**Information supplied**:
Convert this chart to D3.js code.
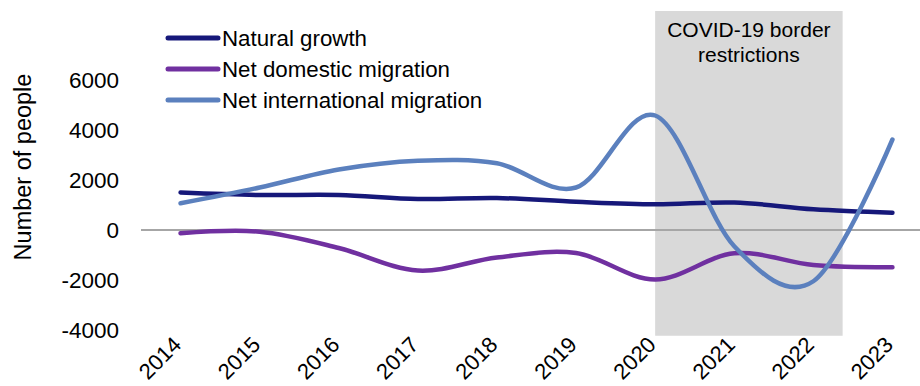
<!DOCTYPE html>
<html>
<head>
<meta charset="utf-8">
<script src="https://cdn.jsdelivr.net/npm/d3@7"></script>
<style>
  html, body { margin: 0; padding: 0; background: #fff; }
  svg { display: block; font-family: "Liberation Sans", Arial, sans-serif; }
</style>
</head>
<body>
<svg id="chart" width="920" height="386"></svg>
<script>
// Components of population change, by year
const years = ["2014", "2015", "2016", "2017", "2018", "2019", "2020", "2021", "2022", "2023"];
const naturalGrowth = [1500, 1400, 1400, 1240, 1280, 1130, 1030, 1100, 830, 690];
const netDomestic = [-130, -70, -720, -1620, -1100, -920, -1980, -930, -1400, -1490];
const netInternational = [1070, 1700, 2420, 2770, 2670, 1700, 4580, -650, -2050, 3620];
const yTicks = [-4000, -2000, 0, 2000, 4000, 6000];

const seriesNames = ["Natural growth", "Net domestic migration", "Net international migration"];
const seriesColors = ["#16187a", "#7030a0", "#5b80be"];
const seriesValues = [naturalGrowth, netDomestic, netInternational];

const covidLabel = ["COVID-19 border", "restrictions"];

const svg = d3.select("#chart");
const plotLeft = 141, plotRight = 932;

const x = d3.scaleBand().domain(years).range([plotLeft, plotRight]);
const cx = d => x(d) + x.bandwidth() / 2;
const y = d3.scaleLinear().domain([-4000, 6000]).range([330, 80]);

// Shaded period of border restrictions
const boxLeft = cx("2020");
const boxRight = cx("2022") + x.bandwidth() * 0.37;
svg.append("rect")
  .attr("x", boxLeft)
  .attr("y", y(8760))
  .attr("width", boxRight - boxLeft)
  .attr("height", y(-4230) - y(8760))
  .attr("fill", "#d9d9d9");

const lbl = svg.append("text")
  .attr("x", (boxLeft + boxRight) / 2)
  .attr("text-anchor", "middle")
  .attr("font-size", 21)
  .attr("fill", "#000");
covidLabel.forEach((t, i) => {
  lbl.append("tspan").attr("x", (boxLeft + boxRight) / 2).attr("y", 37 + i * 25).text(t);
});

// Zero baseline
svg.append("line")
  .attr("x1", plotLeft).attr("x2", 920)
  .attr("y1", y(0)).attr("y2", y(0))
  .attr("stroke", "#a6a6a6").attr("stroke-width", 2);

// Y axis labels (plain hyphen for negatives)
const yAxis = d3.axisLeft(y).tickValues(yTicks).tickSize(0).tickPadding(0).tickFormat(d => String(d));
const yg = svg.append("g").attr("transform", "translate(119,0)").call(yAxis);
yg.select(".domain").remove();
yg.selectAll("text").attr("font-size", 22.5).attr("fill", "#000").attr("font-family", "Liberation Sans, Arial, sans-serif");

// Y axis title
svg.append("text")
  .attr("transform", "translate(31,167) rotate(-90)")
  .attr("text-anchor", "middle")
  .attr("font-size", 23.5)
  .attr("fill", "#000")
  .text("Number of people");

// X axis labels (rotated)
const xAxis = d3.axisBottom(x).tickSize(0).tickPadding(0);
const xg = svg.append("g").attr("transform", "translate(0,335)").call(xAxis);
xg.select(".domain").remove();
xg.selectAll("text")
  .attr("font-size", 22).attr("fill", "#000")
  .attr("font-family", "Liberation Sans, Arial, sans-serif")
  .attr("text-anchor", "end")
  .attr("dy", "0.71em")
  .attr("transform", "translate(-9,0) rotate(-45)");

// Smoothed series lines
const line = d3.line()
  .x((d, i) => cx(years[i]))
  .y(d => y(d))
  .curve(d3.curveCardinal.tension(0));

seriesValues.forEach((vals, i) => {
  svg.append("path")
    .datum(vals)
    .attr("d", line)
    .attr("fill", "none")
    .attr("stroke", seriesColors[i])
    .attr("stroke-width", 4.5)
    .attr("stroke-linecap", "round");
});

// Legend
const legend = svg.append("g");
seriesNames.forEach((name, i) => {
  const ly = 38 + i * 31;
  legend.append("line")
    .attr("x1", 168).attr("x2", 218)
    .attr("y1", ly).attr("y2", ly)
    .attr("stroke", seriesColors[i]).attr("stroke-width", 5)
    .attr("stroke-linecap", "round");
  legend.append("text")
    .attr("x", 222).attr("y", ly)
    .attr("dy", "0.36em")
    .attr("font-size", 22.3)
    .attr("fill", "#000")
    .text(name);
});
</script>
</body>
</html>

**To be done**: Leave out the pictures and print every line of the data exactly.

**Result of this exercise**:
Convert this chart to D3.js code.
<!DOCTYPE html>
<html>
<head>
<meta charset="utf-8">
<script src="https://cdn.jsdelivr.net/npm/d3@7"></script>
<style>
  html, body { margin: 0; padding: 0; background: #fff; }
  svg { display: block; font-family: "Liberation Sans", Arial, sans-serif; }
</style>
</head>
<body>
<svg id="chart" width="920" height="386"></svg>
<script>
// Components of population change, by year
const years = ["2014", "2015", "2016", "2017", "2018", "2019", "2020", "2021", "2022", "2023"];
const naturalGrowth = [1500, 1400, 1400, 1240, 1280, 1130, 1030, 1100, 830, 690];
const netDomestic = [-130, -70, -720, -1620, -1100, -920, -1980, -930, -1400, -1490];
const netInternational = [1070, 1700, 2420, 2770, 2670, 1700, 4580, -650, -2050, 3620];
const yTicks = [-4000, -2000, 0, 2000, 4000, 6000];

const seriesNames = ["Natural growth", "Net domestic migration", "Net international migration"];
const seriesColors = ["#16187a", "#7030a0", "#5b80be"];
const seriesValues = [naturalGrowth, netDomestic, netInternational];

const covidLabel = ["COVID-19 border", "restrictions"];

const svg = d3.select("#chart");
const plotLeft = 141, plotRight = 932;

const x = d3.scaleBand().domain(years).range([plotLeft, plotRight]);
const cx = d => x(d) + x.bandwidth() / 2;
const y = d3.scaleLinear().domain([-4000, 6000]).range([330, 80]);

// Shaded period of border restrictions
const boxLeft = cx("2020");
const boxRight = cx("2022") + x.bandwidth() * 0.37;
svg.append("rect")
  .attr("x", boxLeft)
  .attr("y", y(8760))
  .attr("width", boxRight - boxLeft)
  .attr("height", y(-4230) - y(8760))
  .attr("fill", "#d9d9d9");

const lbl = svg.append("text")
  .attr("x", (boxLeft + boxRight) / 2)
  .attr("text-anchor", "middle")
  .attr("font-size", 21)
  .attr("fill", "#000");
covidLabel.forEach((t, i) => {
  lbl.append("tspan").attr("x", (boxLeft + boxRight) / 2).attr("y", 37 + i * 25).text(t);
});

// Zero baseline
svg.append("line")
  .attr("x1", plotLeft).attr("x2", 920)
  .attr("y1", y(0)).attr("y2", y(0))
  .attr("stroke", "#a6a6a6").attr("stroke-width", 2);

// Y axis labels (plain hyphen for negatives)
const yAxis = d3.axisLeft(y).tickValues(yTicks).tickSize(0).tickPadding(0).tickFormat(d => String(d));
const yg = svg.append("g").attr("transform", "translate(119,0)").call(yAxis);
yg.select(".domain").remove();
yg.selectAll("text").attr("font-size", 22.5).attr("fill", "#000").attr("font-family", "Liberation Sans, Arial, sans-serif");

// Y axis title
svg.append("text")
  .attr("transform", "translate(31,167) rotate(-90)")
  .attr("text-anchor", "middle")
  .attr("font-size", 23.5)
  .attr("fill", "#000")
  .text("Number of people");

// X axis labels (rotated)
const xAxis = d3.axisBottom(x).tickSize(0).tickPadding(0);
const xg = svg.append("g").attr("transform", "translate(0,335)").call(xAxis);
xg.select(".domain").remove();
xg.selectAll("text")
  .attr("font-size", 22).attr("fill", "#000")
  .attr("font-family", "Liberation Sans, Arial, sans-serif")
  .attr("text-anchor", "end")
  .attr("dy", "0.71em")
  .attr("transform", "translate(-9,0) rotate(-45)");

// Smoothed series lines
const line = d3.line()
  .x((d, i) => cx(years[i]))
  .y(d => y(d))
  .curve(d3.curveCardinal.tension(0));

seriesValues.forEach((vals, i) => {
  svg.append("path")
    .datum(vals)
    .attr("d", line)
    .attr("fill", "none")
    .attr("stroke", seriesColors[i])
    .attr("stroke-width", 4.5)
    .attr("stroke-linecap", "round");
});

// Legend
const legend = svg.append("g");
seriesNames.forEach((name, i) => {
  const ly = 38 + i * 31;
  legend.append("line")
    .attr("x1", 168).attr("x2", 218)
    .attr("y1", ly).attr("y2", ly)
    .attr("stroke", seriesColors[i]).attr("stroke-width", 5)
    .attr("stroke-linecap", "round");
  legend.append("text")
    .attr("x", 222).attr("y", ly)
    .attr("dy", "0.36em")
    .attr("font-size", 22.3)
    .attr("fill", "#000")
    .text(name);
});
</script>
</body>
</html>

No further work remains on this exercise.